Look up first-date ideas
First dates are usually designed with creating chemistry in mind. The point of a first date is to build chemistry, to get each other talking, and probably to let loose a bit as well. These are not just things that are good on a first date though, but they’re also very helpful further on in a relationship when you’re looking to make things exciting again.
Cook for each other
They say that the way to a person’s heart is through their stomach, but the food we eat actually says so much about us. Though you might know a lot about one another, cooking either together or for one another is a great way to bond. Pick something that relates to your culture, comfort, or history and tell your partner about it when you serve it up. Food also means a chance to up the romance with conversation and candles, so take advantage of that.
Rethink your mindset
Yes, the honeymoon phase inevitably ends. That transition means the new and shiny has faded from the relationship, but it doesn’t have to mean the shine is all gone. You can still find what is special about have a long-term relationship if you just think a little differently. Being with your partner for a long time means you feel safer and more comfortable together which is a positive thing!
Acknowledge the ups and downs
No relationship is all perfect all the time, that’s just not how things work. Some periods will be great and others will be low points. It’s okay to be going through a rough patch, but acknowledging that it’s a low point will cause less pain than trying to force every day to be perfect. Accept things as they are for a while before trying to make any major changes.
Change it up
Make every day, or at least every date different by making sure to vary your choices. Try to add some variety by doing a different new thing every time. Writing a list of things to try can be a great way of doing this. This could be trying different cuisines or different activities. Either way, trying new things will always give you more things to talk about which is sometimes all you need to get that spark back.
Understand arousal styles
What you might not know is that people have different styles of arousal which can be either spontaneous or responsive desire. Most people also have things that make them more or less likely to be aroused. Do some research into arousal and together with your partner you can figure out what will make that arousal more achievable for each of you.
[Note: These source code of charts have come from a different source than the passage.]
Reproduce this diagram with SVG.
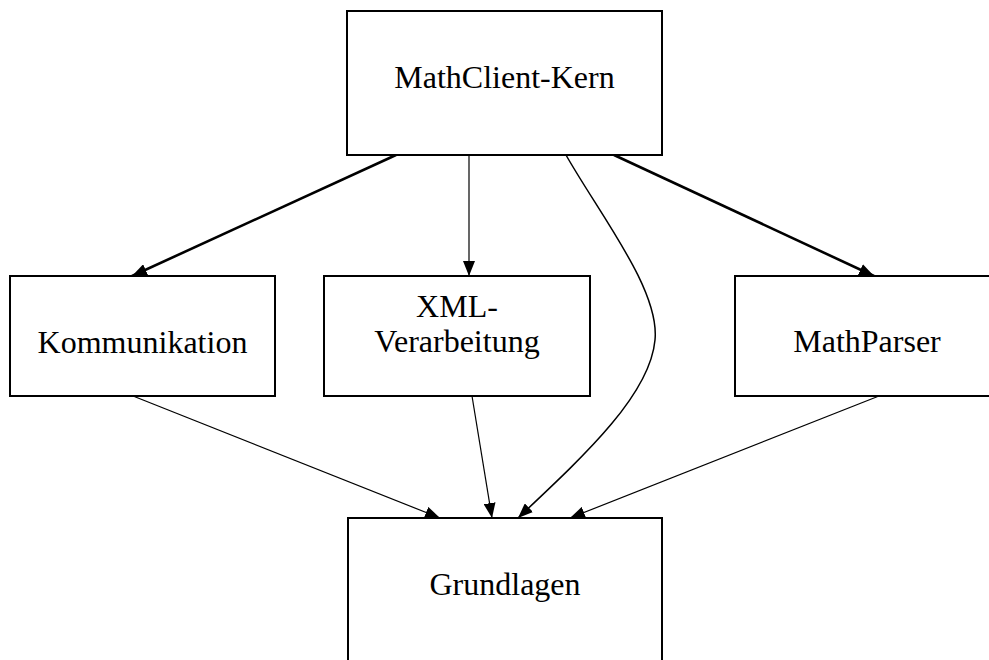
<svg xmlns="http://www.w3.org/2000/svg" width="989" height="660" viewBox="0 0 989 660">
  <style>
    .box { fill: #ffffff; stroke: #000000; stroke-width: 2; }
    .label { font-family: "Liberation Serif", "Times New Roman", serif; font-size: 32px; fill: #000000; text-anchor: middle; }
    .edge { fill: none; stroke: #000000; }
    .thick { stroke-width: 2.6; }
    .thin { stroke-width: 1.2; }
  </style>
  <defs>
    <marker id="arrow" markerUnits="userSpaceOnUse" markerWidth="15" markerHeight="12" refX="15" refY="6" orient="auto">
      <path d="M0,0 L15,6 L0,12 Z" fill="#000000"/>
    </marker>
  </defs>
  <rect x="0" y="0" width="989" height="660" fill="#ffffff"/>

  <g id="connectors">
    <line class="edge thick" x1="396" y1="155" x2="132" y2="276" marker-end="url(#arrow)"/>
    <line class="edge thin" x1="469" y1="155" x2="469" y2="276" marker-end="url(#arrow)"/>
    <line class="edge thick" x1="614" y1="155" x2="874" y2="276" marker-end="url(#arrow)"/>
    <path class="edge" stroke-width="1.5" d="M566,155 C600,215 660,290 655,340 C650,395 585,455 518,518" marker-end="url(#arrow)"/>
    <line class="edge thin" x1="133" y1="396" x2="440" y2="518" marker-end="url(#arrow)"/>
    <line class="edge thin" x1="472" y1="396" x2="492" y2="518" marker-end="url(#arrow)"/>
    <line class="edge thin" x1="879" y1="396" x2="570" y2="518" marker-end="url(#arrow)"/>
  </g>

  <g id="node-kern">
    <rect class="box" x="347" y="11" width="315" height="144"/>
    <text class="label" x="504.5" y="88">MathClient-Kern</text>
  </g>
  <g id="node-kommunikation">
    <rect class="box" x="10" y="276" width="265" height="120"/>
    <text class="label" x="142.5" y="353">Kommunikation</text>
  </g>
  <g id="node-xml">
    <rect class="box" x="324" y="276" width="266" height="120"/>
    <text class="label" x="457" y="317">XML-</text>
    <text class="label" x="457" y="352">Verarbeitung</text>
  </g>
  <g id="node-mathparser">
    <rect class="box" x="735" y="276" width="264" height="120"/>
    <text class="label" x="867" y="352">MathParser</text>
  </g>
  <g id="node-grundlagen">
    <rect class="box" x="348" y="518" width="314" height="160"/>
    <text class="label" x="505" y="595">Grundlagen</text>
  </g>
</svg>
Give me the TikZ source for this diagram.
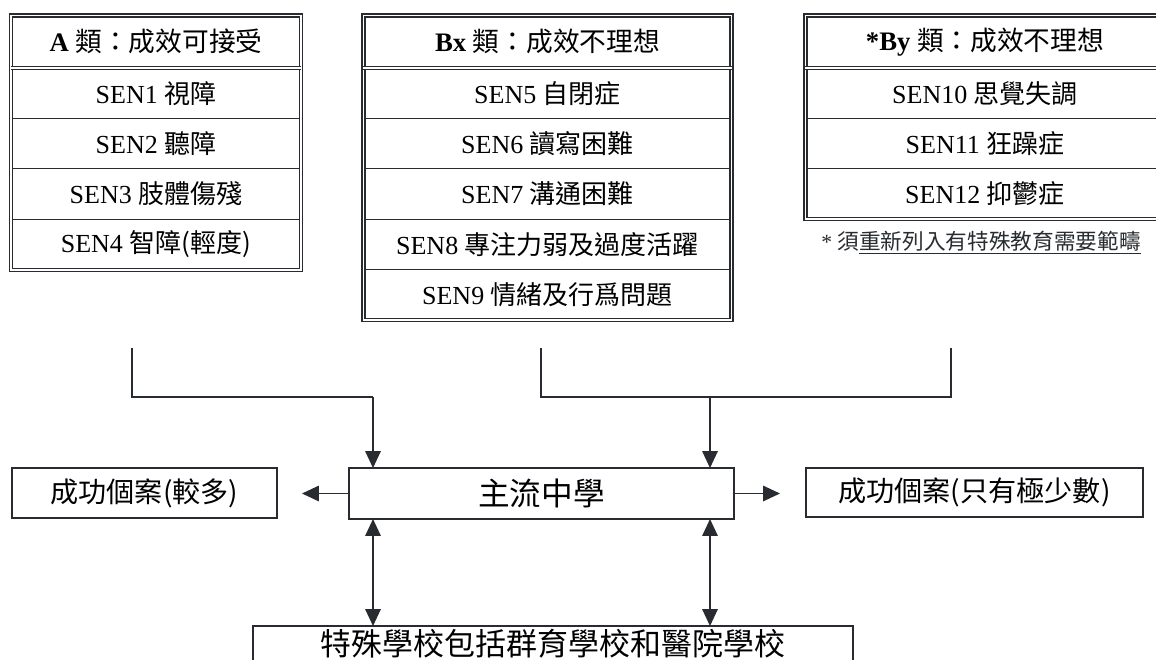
\documentclass[tikz,border=0pt]{standalone}
\usepackage{fontspec}
\setmainfont{Liberation Serif}
\newfontfamily\cjk{Noto Sans CJK TC}
\newcommand{\zh}[1]{{\cjk\mdseries #1}}
\usetikzlibrary{arrows.meta}
\definecolor{ink}{RGB}{40,44,48}
\tikzset{
  row/.style={draw=ink, line width=0.8pt, minimum height=1.26cm, inner sep=0pt, outer sep=0pt,
    font=\fontsize{18.5}{20}\selectfont},
  head/.style={row, minimum height=1.3125cm, font=\fontsize{19}{20}\selectfont\bfseries},
  frame/.style={draw=ink, line width=0.85pt, double=white, double distance=1.3pt},
  caseboxes/.style={draw=ink, line width=0.9pt, inner sep=0pt, outer sep=0pt,
    font=\cjk\fontsize{20}{22}\selectfont},
  link/.style={draw=ink, line width=1pt},
  tip/.style={-{Triangle[width=11pt,length=12pt]}},
  tips/.style={{Triangle[width=11pt,length=12pt]}-{Triangle[width=11pt,length=12pt]}}
}
\begin{document}
\begin{tikzpicture}[x=0.025cm,y=-0.025cm]
  \useasboundingbox (0,0) rectangle (1156,659);
  \clip (0,0) rectangle (1156,659);
  \fill[white] (0,0) rectangle (1156,659);
  % table A
  \begin{scope}[every node/.append style={minimum width=7.24cm}]
    \path
      (156,41.75) node[head] (a0){A \zh{類：成效可接受}}
      (156,93.2) node[row] (a1){SEN1 \zh{視障}}
      (156,143.6) node[row] (a2){SEN2 \zh{聽障}}
      (156,194.0) node[row] (a3){SEN3 \zh{肢體傷殘}}
      (156,244.4) node[row] (a4){SEN4 \zh{智障(輕度)}};
  \end{scope}
  % table Bx
  \begin{scope}[every node/.append style={minimum width=9.2cm}]
    \path
      (547.5,41.75) node[head] (b0){Bx \zh{類：成效不理想}}
      (547.5,93.2) node[row] (b1){SEN5 \zh{自閉症}}
      (547.5,143.6) node[row] (b2){SEN6 \zh{讀寫困難}}
      (547.5,194.0) node[row] (b3){SEN7 \zh{溝通困難}}
      (547.5,244.4) node[row] (b4){SEN8 \zh{專注力弱及過度活躍}}
      (547.5,294.8) node[row] (b5){SEN9 \zh{情緒及行爲問題}};
  \end{scope}
  % table By
  \begin{scope}[every node/.append style={minimum width=8.975cm}]
    \path
      (985,41.75) node[head] (c0){*By \zh{類：成效不理想}}
      (985,93.2) node[row] (c1){SEN10 \zh{思覺失調}}
      (985,143.6) node[row] (c2){SEN11 \zh{狂躁症}}
      (985,194.0) node[row] (c3){SEN12 \zh{抑鬱症}};
  \end{scope}
  \draw[frame] (a0.north west) rectangle (a4.south east);
  \draw[frame] (a0.south west) -- (a0.south east);
  \draw[frame] (b0.north west) rectangle (b5.south east);
  \draw[frame] (b0.south west) -- (b0.south east);
  \draw[frame] (c0.north west) rectangle (c3.south east);
  \draw[frame] (c0.south west) -- (c0.south east);
  \node[font=\fontsize{15.4}{17}\selectfont, text=ink] (note) at (981,243)
    {* \zh{須\underline{重新列入有特殊教育需要範疇}}};
  % schools
  \path
    (541.5,493.5) node[caseboxes, minimum width=9.625cm, minimum height=1.275cm,
      font=\cjk\fontsize{22.5}{24}\selectfont] (main){主流中學}
    (144.5,493) node[caseboxes, minimum width=6.625cm, minimum height=1.25cm] (few){成功個案(較多)}
    (974.5,492.5) node[caseboxes, minimum width=8.425cm, minimum height=1.225cm] (rare){成功個案(只有極少數)}
    (553,644) node[caseboxes, minimum width=15cm, minimum height=0.9cm,
      font=\cjk\fontsize{22}{24}\selectfont] (special){特殊學校包括群育學校和醫院學校};
  \coordinate (aup) at (132,348);
  \coordinate (ajoin) at (373,397);
  \coordinate (bup) at (541,348);
  \coordinate (cup) at (951,348);
  \coordinate (bjoin) at (710,397);
  \coordinate (ltip) at (302,493.5);
  \coordinate (rtip) at (780,493.5);
  \begin{scope}[link]
    \draw (aup) |- (ajoin);
    \draw[tip] (ajoin) -- (ajoin |- main.north);
    \draw (bup) |- (cup |- bjoin) -- (cup);
    \draw[tip] (bjoin) -- (bjoin |- main.north);
    \draw[tip] (main.west |- ltip) -- (ltip);
    \draw[tip] (main.east |- rtip) -- (rtip);
    \draw[tips] (ajoin |- main.south) -- (ajoin |- special.north);
    \draw[tips] (bjoin |- main.south) -- (bjoin |- special.north);
  \end{scope}
\end{tikzpicture}
\end{document}
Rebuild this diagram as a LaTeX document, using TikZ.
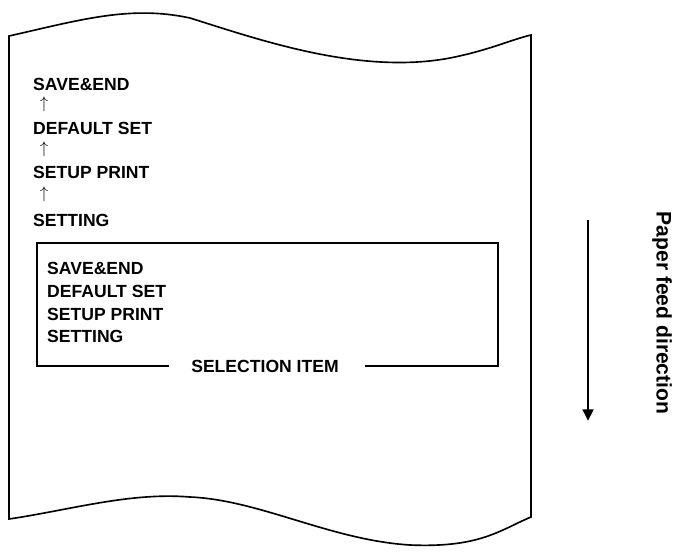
\documentclass[tikz,border=0pt]{standalone}
\usepackage{fontspec}
\setmainfont{Liberation Sans}
\usetikzlibrary{arrows.meta}
\tikzstyle{item}=[anchor=west, inner sep=0pt, font=\bfseries\fontsize{15}{17}\selectfont]
\tikzstyle{up}=[anchor=center, inner sep=0pt, font=\fontsize{14}{16}\selectfont]
\begin{document}
\begin{tikzpicture}[x=0.03cm, y=-0.03cm]
        \useasboundingbox (0,0) rectangle (678,551);
        % paper
        \draw[line width=1.4pt] (9,36) .. controls (80,20) and (130,5) .. (190,18)
            .. controls (260,40) and (360,75) .. (450,58)
            .. controls (490,50) and (510,40) .. (531,35) -- (531,517)
            .. controls (500,530) and (480,548) .. (410,545)
            .. controls (330,540) and (260,500) .. (190,497)
            .. controls (130,492) and (70,510) .. (9,519) -- cycle;
        % menu log
        \node[item] (save)    at (33,84)  {SAVE\&END};
        \node[up]   (a1)      at (44,104) {$\uparrow$};
        \node[item] (default) at (33,128) {DEFAULT SET};
        \node[up]   (a2)      at (44,149) {$\uparrow$};
        \node[item] (setup)   at (33,172) {SETUP PRINT};
        \node[up]   (a3)      at (44,194) {$\uparrow$};
        \node[item] (setting) at (33,220) {SETTING};
        % selection box
        \node[item] (sel) at (265,366) [anchor=center] {SELECTION ITEM};
        \draw[line width=0.9pt] (sel.west) ++(-22,0) coordinate (sl) -- (37,366) -- (37,243)
            -- (498,243) -- (498,366) -- ([xshift=22]sel.east |- sel) coordinate (sr);
        \node[item] (s1) at (47,268) {SAVE\&END};
        \node[item] (s2) at (47,291) {DEFAULT SET};
        \node[item] (s3) at (47,314) {SETUP PRINT};
        \node[item] (s4) at (47,336) {SETTING};
        % feed direction
        \coordinate (ftop) at (588,220);
        \coordinate (fbot) at (588,421);
        \draw[line width=2.5pt, -{Triangle[length=10pt,width=9pt]}] (ftop) -- (fbot);
        \node[item, anchor=center, rotate=-90, font=\bfseries\fontsize{18}{20}\selectfont] (feed) at (662,313) {Paper feed direction};
    \end{tikzpicture}
\end{document}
When you’ve been in a relationship for a while, forgetting to flirt is pretty easy, unfortunately. Making an effort to act like you’re still trying to win your partner over. After all, just because you have them doesn’t mean you can’t lose them. If you’re not sure how to go about this, it can be helpful to add a little roleplay by pretending you’re strangers having a first encounter to make things extra exciting.
It is important not to let your partner forget how wonderful they are. In fact, not complimenting one another can be a key factor in your relationship fading the way it has. Tell your partner at least one thing you like about them or that they have done well each day. This will make them feel valued and special, and will make them feel warmer towards you too.
Uninterrupted time together
When you do schedule dates and time together, make sure that there won’t be other things getting in the way. Whether this be work related things popping up on your phone or children wanting to come and bother you, create an environment where these things cannot bother you. Get a babysitter, get out of the house, and turn your phones off so you can dedicate your time and attention to each other fully.
Use a shared journal
Some things are hard to say to each other’s face, and it can never feel like the right time to bring up certain emotional issues. Having a notebook where you both feel free to journal can help immensely with this. With this tool, you can write freely about your emotions and anything you wouldn’t mind your partner knowing. You can respond to each other as well, having whole discussions over non-digital text.
Have a private book club
Literature can bring people together. If you’re having relationship struggles, you might even consider reading a book about relationships and how to deal with the struggles you’re experiencing. Consider starting a tiny private book club with your partner where you read a book, potentially about relationships, together and discuss it afterwards. Having this shared experience can bring you together.
Talk about the deep things
Connecting emotionally is important, but it is crucial to focus on things that aren’t just your connection but also are not the superficial things about the world. You are romantically involved, but you should also be friends. You should encourage each other to talk about your views on life, the universe, and morality. Talking about deep topics like this means that you will inevitably challenge each other’s views which makes you find each other intellectually attractive as well as physically and emotionally. Just remember to be respectful!